ODS L1 is the minimum useful checkpoint — three checks that run in CI:
| Module | What it checks | Status |
|---|---|---|
| 01 | Branch Naming uses <type>/<description> |
Candidate |
| 02 | Commit Message uses Conventional Commits plus optional AI attribution | Candidate |
| 03 | PR Description includes Summary, Type, AI Disclosure, Changes, Testing, Risk Assessment, Checklist | Candidate |
Run the CLI locally:
go install github.com/open-delivery-spec/cli/cmd/ods@latest
ods validate branch feature/add-oauth-login
ods validate commit --file commit-msg.txt
ods validate pr --file PR_BODY.mdAdd the GitHub Action to PRs:
name: ODS L1
on:
pull_request:
types: [opened, edited, synchronize, reopened]
jobs:
ods:
runs-on: ubuntu-latest
steps:
- uses: open-delivery-spec/validate-action@v1
with:
check: all
branch_name: ${{ github.head_ref }}
pr_body: ${{ github.event.pull_request.body }}
strict: "true"For commit-message checks:
- uses: open-delivery-spec/validate-action@v1
with:
check: commit-message
commit_message: ${{ github.event.head_commit.message }}The AI Disclosure section is the key differentiator. It makes AI involvement explicit and machine-checkable.
Commit footer:
feat(auth): add OAuth login flow
AI-assisted: true
AI-tool: GitHub Copilot
AI-scope: auth module implementation
AI-review: pending
PR section:
## AI Disclosure
- [x] This PR contains AI-generated code
- **AI Tool:** GitHub Copilot
- **AI Scope:** Provider abstraction, token exchange, session management
- **Human Review:** Verified OAuth flow, redirect validation, and token handlingAI disclosure is intentionally qualitative, not percentage-based. The goal is to tell the reviewer where to look, not to compute a number.
| # | Module | Summary | Stage |
|---|---|---|---|
| 01 | Branch Naming | Standardized, machine-parseable branch names | 🟡 Candidate |
| 02 | Commit Message | AI-attributable, semantically rich commit format | 🟡 Candidate |
| 03 | PR Description | Structured PR body with AI disclosure | 🟡 Candidate |
| 04 | AI Change Review | Protocol for reviewing AI-generated changes | 🧪 Experimental |
| 05 | CI Failure | Machine-parseable CI failure reports | 🧪 Experimental |
| 06 | Release Readiness | Evidence-based release gate checklist | 🧪 Experimental |
| 07 | Approval Workflow | Declarative approval policy format | 🧪 Experimental |
| 08 | Rollback Plan | Required rollback plan structure | 🧪 Experimental |
| 09 | Production Release Evidence | Audit-ready deployment evidence | 🧪 Experimental |
The wedge is ODS L1 + AI Disclosure. Modules 04-09 are direction-setting. They exist as schemas and examples for teams that need them, but they are not the recommended adoption path today. See ROADMAP.md.

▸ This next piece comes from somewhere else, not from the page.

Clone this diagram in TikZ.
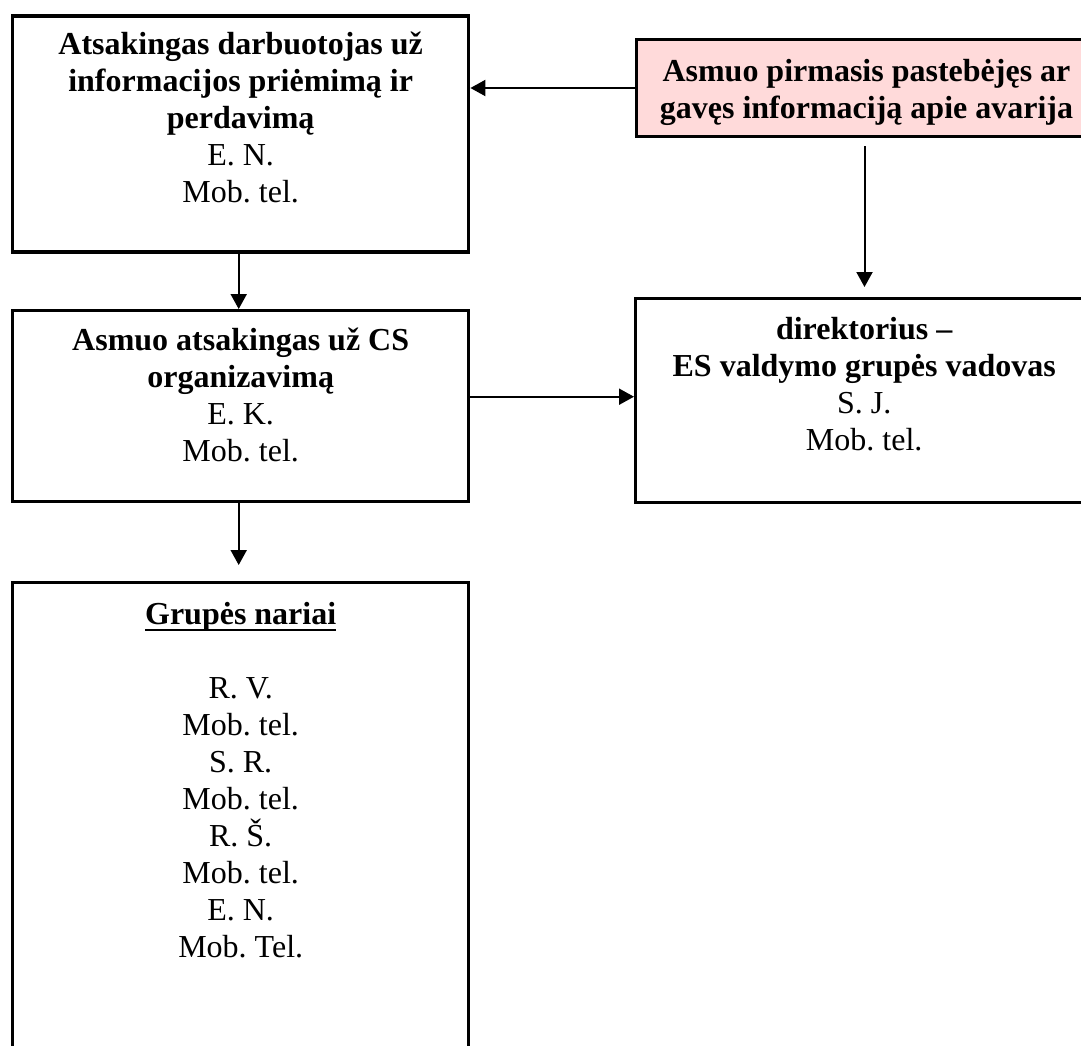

| Tool | Repository | Production surface |
|---|---|---|
| ODS CLI | open-delivery-spec/cli | ods validate branch, commit, pr |
| GitHub Action | open-delivery-spec/validate-action | branch-naming, commit-message, pr-description, all |
| PR Template | examples/ods-pr-template.md | Copy-paste PR description template |
ODS supports two modes:
Validate delivery metadata directly from CI context. No files written to the repository. This is the recommended L1 adoption mode — install the Action and you're done.
For teams exploring release-governance modules, structured records can be stored in .ods/. See .ods/ Convention.
- Machine-first, human-readable. Every artifact has a JSON Schema. Every schema has human docs.
- AI-aware, not AI-obsessed. Metadata records AI involvement where it helps reviewers, without over-indexing on percentage metrics.
- Composable. Start with one check or all L1 checks. Adopt experimental modules when they mature.
- Tool-agnostic. Works with any CI/CD, AI coding tool, or VCS.
- Honest about scope. ODS proves delivery metadata exists — it does not prove code correctness, architecture quality, or security. That's the reviewer's job.